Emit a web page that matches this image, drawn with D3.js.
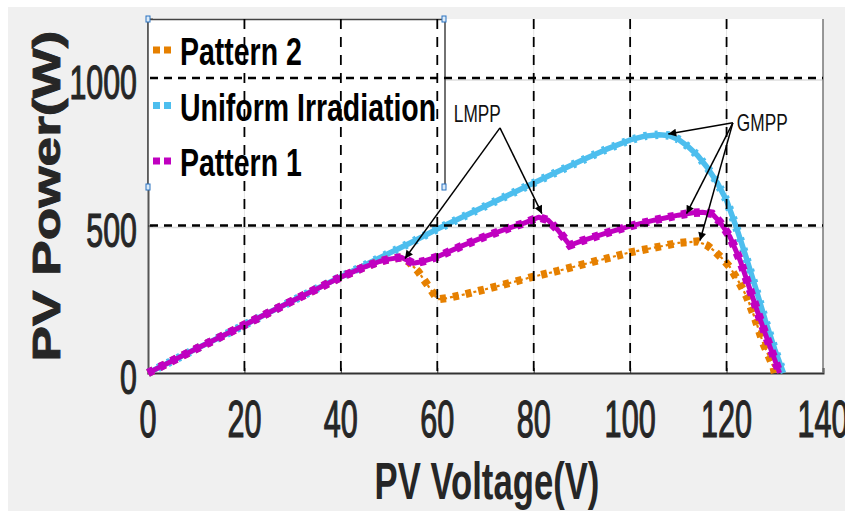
<!DOCTYPE html>
<html>
<head>
<meta charset="utf-8">
<script src="https://cdn.jsdelivr.net/npm/d3@7"></script>
<style>
  html, body { margin: 0; padding: 0; background: #fff; }
  svg { display: block; font-family: "Liberation Sans", Arial, sans-serif; }
</style>
</head>
<body>
<svg id="chart" width="845" height="511"></svg>
<script>
// Assi
const xTicks = [0, 20, 40, 60, 80, 100, 120, 140];
const yTicks = [0, 500, 1000];
const refX = [20, 40, 60, 80, 100, 120];   // linee tratteggiate verticali
const refY = [500, 1000];                  // linee tratteggiate orizzontali

// Uniform Irradiation
const uniformV = [0, 5, 10, 15, 20, 25, 30, 35, 40, 45, 50, 55, 60, 65, 70, 75, 80, 85, 90, 95, 100, 103, 106, 108, 110, 112, 114, 116, 118, 120, 122, 124, 126, 128, 130, 131.8];
const uniformP = [0, 41, 82, 122, 163, 204, 245, 286, 326, 366, 406, 446, 488, 527, 566, 605, 644, 683, 721, 758, 790, 803, 808, 805, 792, 768, 737, 697, 647, 585, 495, 395, 290, 180, 80, 0];

// Pattern 1
const pattern1V = [0, 5, 10, 15, 20, 25, 30, 35, 40, 45, 48, 50, 52.5, 55, 57, 60, 65, 70, 75, 78, 81, 83, 85, 87.5, 90, 95, 100, 105, 110, 113, 115, 117, 118.6, 120.7, 122.8, 124.9, 127, 129, 131];
const pattern1P = [0, 41, 82, 122, 163, 204, 245, 285, 325, 360, 378, 386, 392, 372, 378, 394, 430, 463, 492, 508, 528, 518, 485, 433, 448, 474, 498, 518, 535, 543, 545, 540, 512, 462, 382, 281, 180, 89, 0];

// Pattern 2
const pattern2V = [0, 5, 10, 15, 20, 25, 30, 35, 40, 45, 48, 50, 52.5, 54, 56, 58, 60, 62, 65, 70, 75, 80, 85, 90, 95, 100, 105, 110, 114, 116, 117.3, 119, 120.7, 122.5, 124.2, 126, 127.6, 129.7, 130];
const pattern2P = [0, 41, 82, 122, 163, 204, 245, 285, 325, 360, 378, 386, 392, 378, 345, 298, 250, 254, 264, 284, 305, 327, 346, 367, 388, 409, 425, 441, 446, 432, 416, 390, 359, 310, 258, 180, 100, 21, 0];

// Legenda
const legendNames = ["Pattern 2", "Uniform Irradiation", "Pattern 1"];
const legendColors = ["#e68000", "#4dbeee", "#c000c0"];

// Annotazioni: testo, posizione del testo, coda e punte delle frecce (V, W)
const annoText = ["LMPP", "GMPP"];
const annoPos = [[68.3, 850], [127.4, 820]];
const annoTail = [[73, 831], [121.3, 848]];
const annoTips = [
  [[53.3, 388], [81.7, 540]],
  [[107.9, 810], [111.7, 540], [114.5, 449]]
];

const svg = d3.select("#chart");
const W = 845, H = 511;

// scale
const x = d3.scaleLinear().domain([0, 140]).range([148, 823]);
const y = d3.scaleLinear().domain([0, 1200]).range([373, 19]);

// sfondo della figura
svg.append("rect").attr("width", W).attr("height", H).attr("fill", "#fff");
svg.append("rect").attr("x", 8).attr("y", 7).attr("width", W - 8).attr("height", H - 7).attr("fill", "#f0f0f0");
svg.append("rect")
  .attr("x", x(0)).attr("y", y(1200))
  .attr("width", x(140) - x(0)).attr("height", y(0) - y(1200))
  .attr("fill", "#fff");

// griglia grigia
svg.append("g").selectAll("line").data(xTicks.slice(1, -1)).join("line")
  .attr("x1", d => x(d)).attr("x2", d => x(d))
  .attr("y1", y(1200)).attr("y2", y(0))
  .attr("stroke", "#e3e3e3").attr("stroke-width", 1);
svg.append("g").selectAll("line").data(yTicks.slice(1)).join("line")
  .attr("x1", x(0)).attr("x2", x(140))
  .attr("y1", d => y(d) + 2).attr("y2", d => y(d) + 2)
  .attr("stroke", "#dcdcdc").attr("stroke-width", 1.5);

// assi con tick verso l'interno
svg.append("g")
  .attr("transform", "translate(0," + y(0) + ")")
  .call(d3.axisBottom(x).tickValues(xTicks).tickSize(-5).tickFormat(""))
  .call(g => g.select(".domain").attr("stroke", "#333").attr("stroke-width", 2))
  .call(g => g.selectAll(".tick line").attr("stroke", "#333"));
svg.append("g")
  .attr("transform", "translate(" + x(0) + ",0)")
  .call(d3.axisLeft(y).tickValues(yTicks).tickSize(-5).tickFormat(""))
  .call(g => g.select(".domain").attr("stroke", "#555").attr("stroke-width", 2))
  .call(g => g.selectAll(".tick line").attr("stroke", "#333"));
svg.append("line")
  .attr("x1", x(140)).attr("x2", x(140)).attr("y1", y(1200)).attr("y2", y(0))
  .attr("stroke", "#777").attr("stroke-width", 1.5);

// etichette dei tick (testo compresso come nell'originale)
svg.append("g").selectAll("text").data(xTicks).join("text")
  .attr("transform", d => "translate(" + x(d) + ",437) scale(0.6,1)")
  .attr("text-anchor", "middle")
  .attr("font-size", 51)
  .attr("fill", "#262626")
  .attr("stroke", "#262626").attr("stroke-width", 1.2)
  .text(d => d);
svg.append("g").selectAll("text").data(yTicks).join("text")
  .attr("transform", d => "translate(137," + (y(d) + 21) + ") scale(0.62,1)")
  .attr("text-anchor", "end")
  .attr("font-size", 49)
  .attr("fill", "#262626")
  .attr("stroke", "#262626").attr("stroke-width", 1.2)
  .text(d => d);

// titoli degli assi
svg.append("text")
  .attr("transform", "translate(487,499) scale(0.68,1)")
  .attr("text-anchor", "middle")
  .attr("font-size", 51)
  .attr("font-weight", "bold")
  .attr("fill", "#262626")
  .text("PV Voltage(V)");
svg.append("text")
  .attr("transform", "translate(60,196) rotate(-90) scale(1.4,1)")
  .attr("text-anchor", "middle")
  .attr("font-size", 38)
  .attr("font-weight", "bold")
  .attr("fill", "#262626")
  .attr("stroke", "#262626").attr("stroke-width", 0.8)
  .text("PV Power(W)");

// curve
const line = d3.line().x(d => x(d[0])).y(d => y(d[1]));
function drawSeries(V, P, color, base) {
  const pts = V.map((v, i) => [v, P[i]]);
  const g = svg.append("g");
  g.append("path").attr("d", line(pts))
    .attr("fill", "none").attr("stroke", color)
    .attr("stroke-width", base.width)
    .attr("stroke-dasharray", base.dash || null)
    .attr("stroke-linejoin", "round");
  // marcatori lungo la curva
  g.append("path").attr("d", line(pts))
    .attr("fill", "none").attr("stroke", color)
    .attr("stroke-width", base.mark)
    .attr("stroke-dasharray", base.markDash);
}
drawSeries(uniformV, uniformP, legendColors[1], { width: 5.5, mark: 8.5, markDash: "3,8" });
drawSeries(pattern2V, pattern2P, legendColors[0], { width: 2.2, dash: "3,3", mark: 8, markDash: "6,7" });
drawSeries(pattern1V, pattern1P, legendColors[2], { width: 5, mark: 8.5, markDash: "6,7" });

// legenda
const leg = svg.append("g");
leg.append("rect")
  .attr("x", 148).attr("y", 19).attr("width", 297).attr("height", 168)
  .attr("fill", "#fff");
leg.append("path")
  .attr("d", "M148,187 V19.5 H445 V187")
  .attr("fill", "none").attr("stroke", "#444").attr("stroke-width", 1.5);
svg.append("clipPath").attr("id", "legclip")
  .append("rect").attr("x", 148).attr("y", 19).attr("width", 293).attr("height", 168);
const legBase = [65, 120.5, 176];
legendNames.forEach((name, i) => {
  leg.append("line")
    .attr("x1", 153).attr("x2", 171)
    .attr("y1", legBase[i] - 15).attr("y2", legBase[i] - 15)
    .attr("stroke", legendColors[i]).attr("stroke-width", 7)
    .attr("stroke-dasharray", "7,4");
  leg.append("g").attr("clip-path", "url(#legclip)")
    .append("text")
    .attr("transform", "translate(180," + legBase[i] + ") scale(0.73,1)")
    .attr("font-size", 39)
    .attr("font-weight", "bold")
    .attr("fill", "#000")
    .text(name);
});
// maniglie di selezione della legenda
[[148, 19], [444, 19], [148, 187], [444, 187]].forEach(p => {
  leg.append("rect")
    .attr("x", p[0] - 2).attr("y", p[1] - 3).attr("width", 4).attr("height", 6)
    .attr("fill", "#dcebf8").attr("stroke", "#2a72c0").attr("stroke-width", 1);
});

// linee tratteggiate di riferimento
svg.append("g").selectAll("line").data(refX).join("line")
  .attr("x1", d => x(d)).attr("x2", d => x(d))
  .attr("y1", y(1200)).attr("y2", y(0))
  .attr("stroke", "#000").attr("stroke-width", 1.8)
  .attr("stroke-dasharray", "10,8");
svg.append("g").selectAll("line").data(refY).join("line")
  .attr("x1", x(0) + 2).attr("x2", x(140))
  .attr("y1", d => y(d)).attr("y2", d => y(d))
  .attr("stroke", "#000").attr("stroke-width", 2.5)
  .attr("stroke-dasharray", "8,6");

// frecce e testi delle annotazioni
svg.append("defs").append("marker")
  .attr("id", "arrow")
  .attr("viewBox", "0 0 10 10")
  .attr("refX", 10).attr("refY", 5)
  .attr("markerWidth", 11).attr("markerHeight", 8)
  .attr("markerUnits", "userSpaceOnUse")
  .attr("orient", "auto")
  .append("path").attr("d", "M0,0 L10,5 L0,10 z").attr("fill", "#000");

annoText.forEach((t, i) => {
  annoTips[i].forEach(tip => {
    svg.append("line")
      .attr("x1", x(annoTail[i][0])).attr("y1", y(annoTail[i][1]))
      .attr("x2", x(tip[0])).attr("y2", y(tip[1]))
      .attr("stroke", "#000").attr("stroke-width", 1.5)
      .attr("marker-end", "url(#arrow)");
  });
  svg.append("text")
    .attr("transform", "translate(" + x(annoPos[i][0]) + "," + y(annoPos[i][1]) + ") scale(0.75,1)")
    .attr("text-anchor", "middle")
    .attr("font-size", 23)
    .attr("fill", "#111")
    .text(t);
});
</script>
</body>
</html>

============================================================

◆ **Directions for this task**
Starting at the top of the listing above, reproduce each line up to and including the one with "180, 89, 0];"; omit the pictures.

◆ **Response below**
Emit a web page that matches this image, drawn with D3.js.
<!DOCTYPE html>
<html>
<head>
<meta charset="utf-8">
<script src="https://cdn.jsdelivr.net/npm/d3@7"></script>
<style>
  html, body { margin: 0; padding: 0; background: #fff; }
  svg { display: block; font-family: "Liberation Sans", Arial, sans-serif; }
</style>
</head>
<body>
<svg id="chart" width="845" height="511"></svg>
<script>
// Assi
const xTicks = [0, 20, 40, 60, 80, 100, 120, 140];
const yTicks = [0, 500, 1000];
const refX = [20, 40, 60, 80, 100, 120];   // linee tratteggiate verticali
const refY = [500, 1000];                  // linee tratteggiate orizzontali

// Uniform Irradiation
const uniformV = [0, 5, 10, 15, 20, 25, 30, 35, 40, 45, 50, 55, 60, 65, 70, 75, 80, 85, 90, 95, 100, 103, 106, 108, 110, 112, 114, 116, 118, 120, 122, 124, 126, 128, 130, 131.8];
const uniformP = [0, 41, 82, 122, 163, 204, 245, 286, 326, 366, 406, 446, 488, 527, 566, 605, 644, 683, 721, 758, 790, 803, 808, 805, 792, 768, 737, 697, 647, 585, 495, 395, 290, 180, 80, 0];

// Pattern 1
const pattern1V = [0, 5, 10, 15, 20, 25, 30, 35, 40, 45, 48, 50, 52.5, 55, 57, 60, 65, 70, 75, 78, 81, 83, 85, 87.5, 90, 95, 100, 105, 110, 113, 115, 117, 118.6, 120.7, 122.8, 124.9, 127, 129, 131];
const pattern1P = [0, 41, 82, 122, 163, 204, 245, 285, 325, 360, 378, 386, 392, 372, 378, 394, 430, 463, 492, 508, 528, 518, 485, 433, 448, 474, 498, 518, 535, 543, 545, 540, 512, 462, 382, 281, 180, 89, 0];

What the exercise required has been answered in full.